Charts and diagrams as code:

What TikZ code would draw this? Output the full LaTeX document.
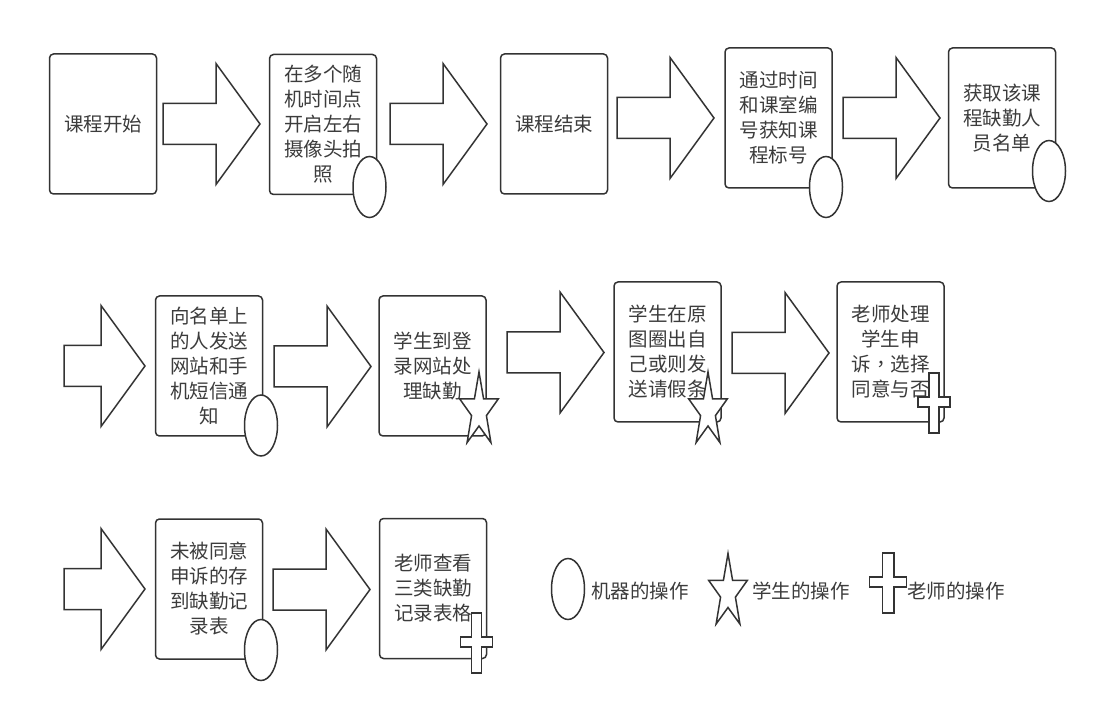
\documentclass[tikz,border=0pt]{standalone}
\usepackage{fontspec}
\usepackage{xcolor}
\usepackage{tikz}
\usetikzlibrary{shapes.geometric}
\newfontfamily\cjk{Noto Sans CJK SC}
\newfontfamily\cjktc{Noto Sans CJK TC}
\definecolor{linegray}{RGB}{51,51,51}
\definecolor{textgray}{RGB}{60,60,60}

\begin{document}
\begin{tikzpicture}[x=1pt, y=-1pt,
  stepbox/.style={draw=linegray, line width=1.5pt, rounded corners=4pt, fill=white,
    minimum width=107pt, minimum height=140pt, inner sep=0pt, align=center,
    text=textgray, font=\cjk\fontsize{19.5}{25}\selectfont},
  markline/.style={draw=linegray, line width=1.5pt, fill=white},
  machine/.style={markline, ellipse, minimum width=33pt, minimum height=61pt, inner sep=0pt},
  legendtext/.style={anchor=west, inner sep=0pt, text=textgray, font=\cjk\fontsize{19.5}{25}\selectfont},
  pics/fatarrow/.style={code={
    \draw[markline] (0,-20.5) -- (53,-20.5) -- (53,-60.5) -- (97,0) -- (53,60.5) -- (53,20.5) -- (0,20.5) -- cycle;}},
  pics/stubarrow/.style={code={
    \draw[markline] (0,-20.5) -- (37,-20.5) -- (37,-60.5) -- (81,0) -- (37,60.5) -- (37,20.5) -- (0,20.5) -- cycle;}},
  pics/student/.style={code={
    \draw[markline, xscale=0.52] (-90:39) \foreach \k in {1,...,9} {-- ({-90+36*\k}:{mod(\k,2)==1 ? 15 : 39})} -- cycle;}},
  pics/teacher/.style={code={
    \draw[markline] (-5,-29) -- (5,-29) -- (5,-5) -- (16,-5) -- (16,5) -- (5,5) -- (5,31) -- (-5,31)
      -- (-5,5) -- (-16,5) -- (-16,-5) -- (-5,-5) -- cycle;}}
]
\useasboundingbox (0,0) rectangle (1096,711);

% Row 1
\node[stepbox] (start) at (103,124) {课程开始};
\node[stepbox] (photo) at (323,124.5) {在多个随\\机时间点\\开启左右\\摄像头拍\\照};
\node[stepbox] (finish) at (554,124) {课程结束};
\node[stepbox] (lookup) at (778.5,118) {通过时间\\和课室编\\号获知课\\程标号};
\node[stepbox] (absent) at (1002,118) {获取该课\\程缺勤人\\员名单};

\pic (a1) at (163,124) {fatarrow};
\pic (a2) at (390,124) {fatarrow};
\pic (a3) at (617,118) {fatarrow};
\pic (a4) at (843,118) {fatarrow};

% Row 2
\node[stepbox] (notify) at (209,366) {向名单上\\的人发送\\网站和手\\机短信通\\知};
\node[stepbox] (login) at (432.5,366) {学生到登\\录网站处\\理缺勤};
\node[stepbox] (appeal) at (667.5,352) {学生在原\\图圈出自\\己或则发\\送请假条};
\node[stepbox] (judge) at (890.5,352) {老师处理\\学生申\\诉{\cjktc ，}选择\\同意与否};

\pic (a5) at (64,366) {stubarrow};
\pic (a6) at (274,366.5) {fatarrow};
\pic (a7) at (507,352.5) {fatarrow};
\pic (a8) at (732,353) {fatarrow};

% Row 3
\node[stepbox] (record) at (209,589) {未被同意\\申诉的存\\到缺勤记\\录表};
\node[stepbox] (review) at (433,588.5) {老师查看\\三类缺勤\\记录表格};

\pic (a9) at (64,589) {stubarrow};
\pic (a10) at (273,589.5) {fatarrow};

% Operation marks
\node[machine] (m1) at (369.5,187) {};
\node[machine] (m2) at (826,187) {};
\node[machine] (m3) at (1049,171) {};
\node[machine] (m4) at (261,425.5) {};
\node[machine] (m5) at (261,650) {};
\pic (s1) at (479,411) {student};
\pic (s2) at (708,411) {student};
\pic (t1) at (934,402) {teacher};
\pic (t2) at (476.5,642) {teacher};

% Legend
\node[machine] (keym) at (568,589) {};
\node[legendtext] (keymtext) at (591,591) {机器的操作};
\pic (keys) at (728,592.5) {student};
\node[legendtext] (keystext) at (752,591) {学生的操作};
\pic[xscale=1.15] (keyt) at (888,582) {teacher};
\node[legendtext] (keyttext) at (907,591) {老师的操作};

\end{tikzpicture}
\end{document}
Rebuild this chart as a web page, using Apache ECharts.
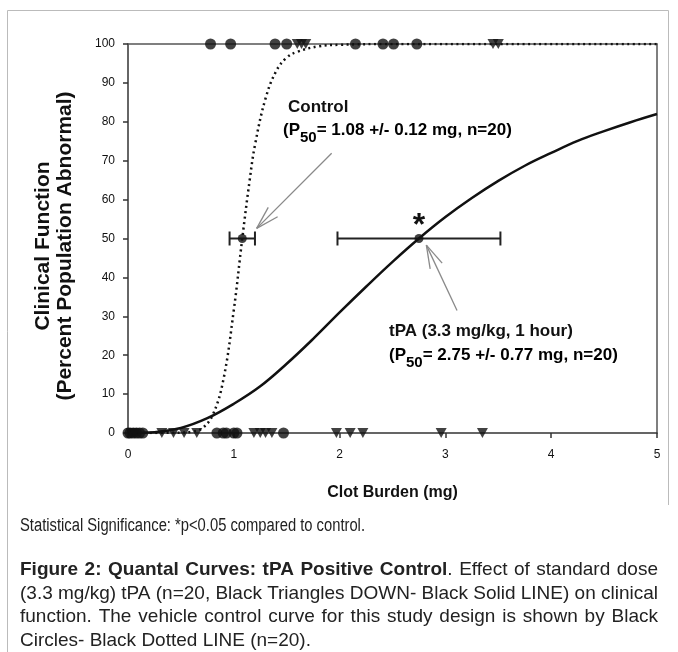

**Required task**. Repeat the records above exactly, leaving out the pictures.

**Solved exercise**.
What TikZ code would draw this? Output the full LaTeX document.
\documentclass[tikz,border=0pt]{standalone}
\usepackage{fontspec}
\usepackage{xcolor}
\usepackage{tikz}
\usetikzlibrary{shapes.geometric}
\newfontfamily\cjk{Noto Sans CJK SC}
\newfontfamily\cjktc{Noto Sans CJK TC}
\definecolor{linegray}{RGB}{51,51,51}
\definecolor{textgray}{RGB}{60,60,60}

\begin{document}
\begin{tikzpicture}[x=1pt, y=-1pt,
  stepbox/.style={draw=linegray, line width=1.5pt, rounded corners=4pt, fill=white,
    minimum width=107pt, minimum height=140pt, inner sep=0pt, align=center,
    text=textgray, font=\cjk\fontsize{19.5}{25}\selectfont},
  markline/.style={draw=linegray, line width=1.5pt, fill=white},
  machine/.style={markline, ellipse, minimum width=33pt, minimum height=61pt, inner sep=0pt},
  legendtext/.style={anchor=west, inner sep=0pt, text=textgray, font=\cjk\fontsize{19.5}{25}\selectfont},
  pics/fatarrow/.style={code={
    \draw[markline] (0,-20.5) -- (53,-20.5) -- (53,-60.5) -- (97,0) -- (53,60.5) -- (53,20.5) -- (0,20.5) -- cycle;}},
  pics/stubarrow/.style={code={
    \draw[markline] (0,-20.5) -- (37,-20.5) -- (37,-60.5) -- (81,0) -- (37,60.5) -- (37,20.5) -- (0,20.5) -- cycle;}},
  pics/student/.style={code={
    \draw[markline, xscale=0.52] (-90:39) \foreach \k in {1,...,9} {-- ({-90+36*\k}:{mod(\k,2)==1 ? 15 : 39})} -- cycle;}},
  pics/teacher/.style={code={
    \draw[markline] (-5,-29) -- (5,-29) -- (5,-5) -- (16,-5) -- (16,5) -- (5,5) -- (5,31) -- (-5,31)
      -- (-5,5) -- (-16,5) -- (-16,-5) -- (-5,-5) -- cycle;}}
]
\useasboundingbox (0,0) rectangle (1096,711);

% Row 1
\node[stepbox] (start) at (103,124) {课程开始};
\node[stepbox] (photo) at (323,124.5) {在多个随\\机时间点\\开启左右\\摄像头拍\\照};
\node[stepbox] (finish) at (554,124) {课程结束};
\node[stepbox] (lookup) at (778.5,118) {通过时间\\和课室编\\号获知课\\程标号};
\node[stepbox] (absent) at (1002,118) {获取该课\\程缺勤人\\员名单};

\pic (a1) at (163,124) {fatarrow};
\pic (a2) at (390,124) {fatarrow};
\pic (a3) at (617,118) {fatarrow};
\pic (a4) at (843,118) {fatarrow};

% Row 2
\node[stepbox] (notify) at (209,366) {向名单上\\的人发送\\网站和手\\机短信通\\知};
\node[stepbox] (login) at (432.5,366) {学生到登\\录网站处\\理缺勤};
\node[stepbox] (appeal) at (667.5,352) {学生在原\\图圈出自\\己或则发\\送请假条};
\node[stepbox] (judge) at (890.5,352) {老师处理\\学生申\\诉{\cjktc ，}选择\\同意与否};

\pic (a5) at (64,366) {stubarrow};
\pic (a6) at (274,366.5) {fatarrow};
\pic (a7) at (507,352.5) {fatarrow};
\pic (a8) at (732,353) {fatarrow};

% Row 3
\node[stepbox] (record) at (209,589) {未被同意\\申诉的存\\到缺勤记\\录表};
\node[stepbox] (review) at (433,588.5) {老师查看\\三类缺勤\\记录表格};

\pic (a9) at (64,589) {stubarrow};
\pic (a10) at (273,589.5) {fatarrow};

% Operation marks
\node[machine] (m1) at (369.5,187) {};
\node[machine] (m2) at (826,187) {};
\node[machine] (m3) at (1049,171) {};
\node[machine] (m4) at (261,425.5) {};
\node[machine] (m5) at (261,650) {};
\pic (s1) at (479,411) {student};
\pic (s2) at (708,411) {student};
\pic (t1) at (934,402) {teacher};
\pic (t2) at (476.5,642) {teacher};

% Legend
\node[machine] (keym) at (568,589) {};
\node[legendtext] (keymtext) at (591,591) {机器的操作};
\pic (keys) at (728,592.5) {student};
\node[legendtext] (keystext) at (752,591) {学生的操作};
\pic[xscale=1.15] (keyt) at (888,582) {teacher};
\node[legendtext] (keyttext) at (907,591) {老师的操作};

\end{tikzpicture}
\end{document}
Rebuild this chart as a web page, using Apache ECharts.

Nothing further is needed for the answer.